THE FORUM

FOR OCTOBER 1914

THE WAR

Charles Vale

In each of the nations now engaged in the European conflict, a large number of people of all classes—the vast majority of people of all classes—did not want war, and would have done all in their power to avert it: for they knew, more or less completely, the price of war; and they knew also, more or less completely, in spite of the inadequacy of all the churches through all the centuries, that war cannot possibly be reconciled with Christianity, with civilization, with humanity, decency, and the most rudimentary common sense. But when hostilities had actually been commenced, each of the nations was practically a unit with regard to the prosecution of the war to its final and terrible conclusion. With the exception of a few professional agitators or eccentric fanatics, who have gleaned scant sympathy for their antics, every citizen or subject of each country has placed implicit faith in the justice of the nation’s cause and has been prepared to give, ungrudgingly, the last full measure of devotion. Canada, Australia, South Africa, India, and all the great and small oversea commonwealths, colonies and dominions of Great Britain have come forward in the time of stress to offer new strength to the United Kingdom and new pledges of a United Empire. In the Fatherland, every man and woman has accepted the issue as inevitable, has held the cause of Kaiser and country as sacred and supreme, and has shrunk from no sacrifice to ensure the fulfilment of the long-cherished dream of victory, security and expansion. In France, where the ghosts of the dead that von Moltke required have not yet ceased to walk o’ nights, (they will

have new companionship now), there is no doubt in the mind of man, woman or child that la Patrie is waging a holy war for liberty and honor against the ruthless aggression of an arrogant and pitiless foe. In Russia, Austria, Servia, and whatever countries may have been dragged into the vortex week by week, there is a similar spirit, a similar belief in the justice of the national cause and the calculated injustice of the enemy’s plans. And in Belgium, always the victim of her unneighborly neighbors’ feuds, a people dedicated to peace has been flung into the hell of butchery and flames. Verily, Macbeth hath murther’d sleep!

In these United States, there has been little attempt to transcend race-limitations, so far as concerns the aliens within our borders, and those hyphenated-Americans who have rushed with virulence into a wordy warfare, intent, not on establishing the truth, but on giving publicity, ad nauseam, to their own special, and specially obnoxious, prejudices. The American nation, and every individual in it, has a clear right to hold and express a definite opinion: but it must be an opinion formed in conformity with the American character and the American freedom from entanglements of inherited and unreasoned bias. No other opinion is worth, here and now, a moment’s consideration; and no other opinion should dare to voice itself in this country, which has ties with almost all the peoples of the world—ties of blood and friendship, but not of bloodshed and hysteria.

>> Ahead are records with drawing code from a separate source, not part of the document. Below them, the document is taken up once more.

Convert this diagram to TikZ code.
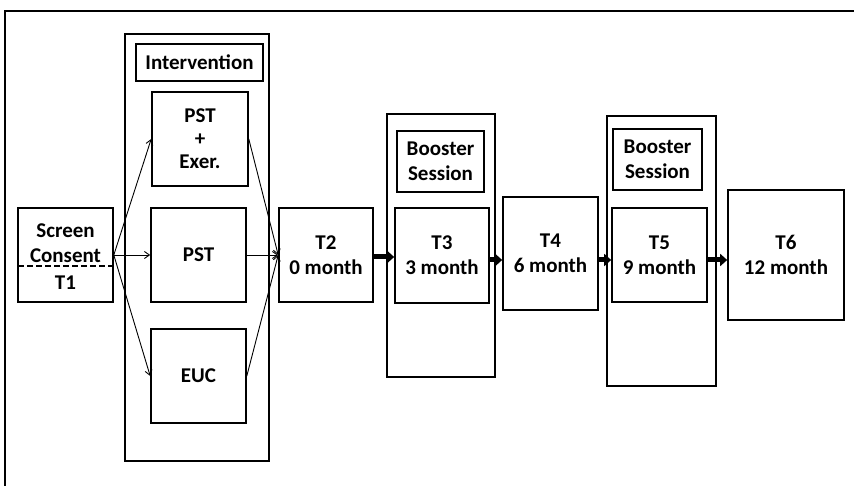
\documentclass[tikz,border=0pt]{standalone}
\usepackage{fontspec}
\setmainfont{Carlito}
\usetikzlibrary{arrows.meta}
\tikzset{
  box/.style={draw, line width=1.6pt, inner sep=0pt, align=center,
    font=\fontsize{21pt}{25pt}\selectfont\bfseries},
  lbl/.style={inner sep=0pt, align=center,
    font=\fontsize{21pt}{25pt}\selectfont\bfseries},
  thin arrow/.style={line width=0.9pt, -{Straight Barb[length=5pt,width=7pt]}},
  fat arrow/.style={line width=5pt, -{Triangle[length=7pt,width=12pt]}},
}
\begin{document}
\begin{tikzpicture}[x=1pt,y=-1pt]
\useasboundingbox (0,0) rectangle (854,486);
% outer frame (cropped)
\draw[line width=1.5pt] (5,486) -- (5,11) -- (854,11);

% Screen / Consent / T1
\node[box, minimum width=95pt, minimum height=94pt] (screen) at (65.5,255) {};
\node[lbl] (screentxt) at (65.5,243) {Screen\\Consent};
\node[lbl] (t1) at (65.5,283) {T1};
\draw[line width=2.5pt, dash pattern=on 6pt off 3pt] (18,266) coordinate (dl) -- (113,266) coordinate (dr);

% Intervention
\node[box, minimum width=144pt, minimum height=427pt] (interv) at (197,247.5) {};
\node[box, minimum width=127pt, minimum height=37pt] (intlabel) at (199.5,62.5) {Intervention};
\node[box, minimum width=96pt, minimum height=94pt, font=\fontsize{21pt}{23pt}\selectfont\bfseries] (pstex) at (200,139) {PST\\+\\Exer.};
\node[box, minimum width=95pt, minimum height=94pt] (pst) at (198.5,255) {PST};
\node[box, minimum width=95pt, minimum height=94pt] (euc) at (198.5,376) {EUC};

% T2
\node[box, minimum width=94pt, minimum height=94pt] (t2) at (326,255) {T2\\0 month};

% Booster 1 / T3
\node[box, minimum width=108pt, minimum height=263pt] (boost1) at (441,245.5) {};
\node[box, minimum width=87pt, minimum height=61pt] (blabel1) at (440.5,161.5) {Booster\\Session};
\node[box, minimum width=94pt, minimum height=95pt] (t3) at (442,255.5) {T3\\3 month};

% T4
\node[box, minimum width=95pt, minimum height=113pt] (t4) at (550.5,253.5) {T4\\6 month};

% Booster 2 / T5
\node[box, minimum width=109pt, minimum height=270pt] (boost2) at (661.5,251) {};
\node[box, minimum width=89pt, minimum height=61pt] (blabel2) at (657.5,159.5) {Booster\\Session};
\node[box, minimum width=95pt, minimum height=94pt] (t5) at (659.5,255) {T5\\9 month};

% T6
\node[box, minimum width=116pt, minimum height=130pt] (t6) at (786,255) {T6\\12 month};

% thin arrows
\draw[thin arrow] (screen.east) -- (pstex.west);
\draw[thin arrow] (screen.east) -- (pst.west);
\draw[thin arrow] (screen.east) -- (euc.west);
\draw[thin arrow] (pstex.east) -- (t2.west);
\draw[thin arrow] (pst.east) -- (t2.west);
\draw[thin arrow] (euc.east) -- (t2.west);

% fat arrows
\draw[fat arrow] ([yshift=-2pt]t2.east) -- ([yshift=-1.5pt]t3.west);
\draw[fat arrow] ([yshift=-4.5pt]t3.east) -- ([yshift=-6.5pt]t4.west);
\draw[fat arrow] ([yshift=-6.5pt]t4.east) -- ([yshift=-5pt]t5.west);
\draw[fat arrow] ([yshift=-5pt]t5.east) -- ([yshift=-5pt]t6.west);
\end{tikzpicture}
\end{document}
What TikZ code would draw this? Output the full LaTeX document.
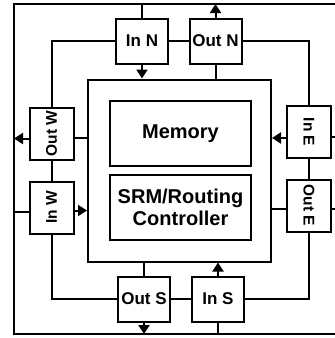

America alone, of the great Powers of the world, is in a position to exercise free and calm reflection and to form a free and just judgment. The value of her decision has already been made manifest, through the efforts of every country involved in the war to influence American sentiment and gain American good will. A peculiar responsibility therefore rests upon us to avoid the banalities of the various special pleaders, and to form our judgment soberly and in good faith, nothing extenuating, and setting down naught in malice. And one of the first thoughts that should occur to us, one of the most significant and pregnant thoughts, is that which I have expressed in my first paragraph. Europe is a house divided against itself: but each nation in Europe has proclaimed the sanctity of its cause; each nation conceives that it has, or is entitled to have, the special protection

of Providence; each nation is sending its men to death and claiming patient sacrifice from its women.

What does this mean? Is there such little sense of logic in the world that it is impossible to distinguish right from wrong, so that nation may rise against nation, each convinced of its own probity, and each unable to attribute anything but evil motives to its adversaries? Can self-delusion be carried so far that black and white exchange values according to the chances of birth and environment? Have Christianity and civilization achieved this remarkable result, that the peoples of the world are like quarrelsome children in a disorderly nursery?